Foremost, we would like to congratulate the House Committee for probing the sub-sector and exposing various irregularities including non-payment of revenue to the government. The sum is huge for a country like Tanzania which is striving, and struggling at that, to improve the welfare of her citizens.
In response to the committee’s revelation, the Minister for Energy and Minerals, William Ngelaja, told the House that the government has formed a team to get to the bottom of the matter. The decision by the government is timely and welcomed and the parliamentary committee should be lauded for unveiling the rot in the natural gas sub-sector.
It should be noted that natural gas is crucial for the energy sector and thus to the economic development of the nation. It could also be the most dependable source of energy for domestic and industrial use if properly utilized. Findings of serious irregularities and the huge amount of unpaid revenues to the government leaves a lot wanting.
It is rather disheartening and reveals a number of weaknesses in the management of the sub-sector. That a registered company operating in the country fails to remit royalties to the government is questionable. Common sense dictates that someone knew what exactly was going on and either turned a blind eye or was part of a broader scheme to fleece the government.

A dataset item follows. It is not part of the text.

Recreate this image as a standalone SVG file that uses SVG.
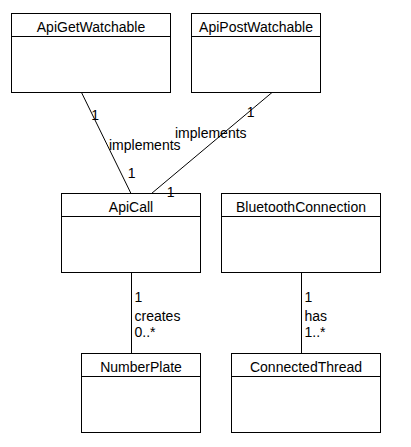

This tendency should not be left to continue. We hope that heads will roll this time around and all those found to have been involved in one way or another should be taken to task. It is sad to note that the energy sector is continually mismanaged and the country losing revenue from the sector despite all the richness in natural gas.
We should come to the end of something. If at all Minister Ngeleja lives up to his promise and the probe team concludes
its work, we pray that the findings be made public. We also hope the government will come with concrete strategies to ensure that such malpractices do not recur in the future.